Anonymous ID: 5aec59 Jan. 10, 2021, 10:28 a.m. No.12447068   🗄️.is 🔗kun   >>7100

Browsing notes and came across this one.. >>12445984 and it occurred to me, wasn't the Battle of Midway the turning point? The Japanese basically lost their ability to project their power in essence. Think carriers.

 

The Battle of Midway was a major naval battle in the Pacific Theater of World War II that took place on 4–7 June 1942, six months after Japan’s attack on Pearl Harbor and one month after the Battle of the Coral Sea.[6][7][8] The U.S. Navy under Admirals Chester W. Nimitz, Frank J. Fletcher, and Raymond A. Spruance defeated an attacking fleet of the Imperial Japanese Navy under Admirals Isoroku Yamamoto, Chūichi Nagumo, and Nobutake Kondō near Midway Atoll, inflicting devastating damage on the Japanese fleet that rendered their aircraft carriers irreparable.
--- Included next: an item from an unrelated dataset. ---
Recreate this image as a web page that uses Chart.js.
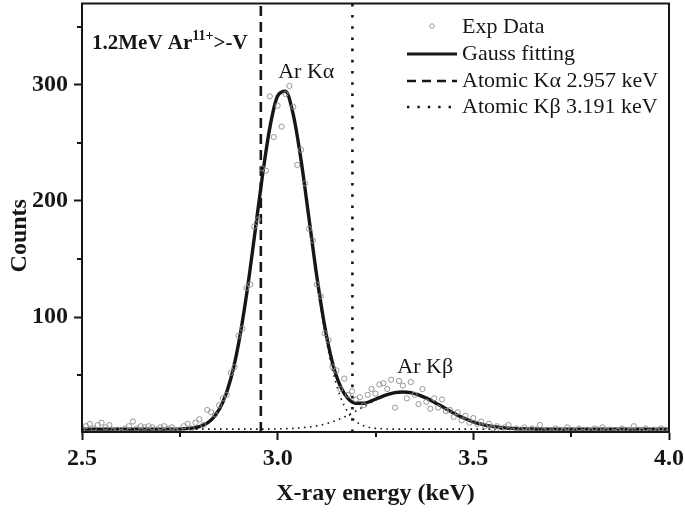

Military historian John Keegan called it "the most stunning and decisive blow in the history of naval warfare",[9] while naval historian Craig Symonds called it "one of the most consequential naval engagements in world history, ranking alongside Salamis, Trafalgar, and Tsushima Strait, as both tactically decisive and strategically influential".[10]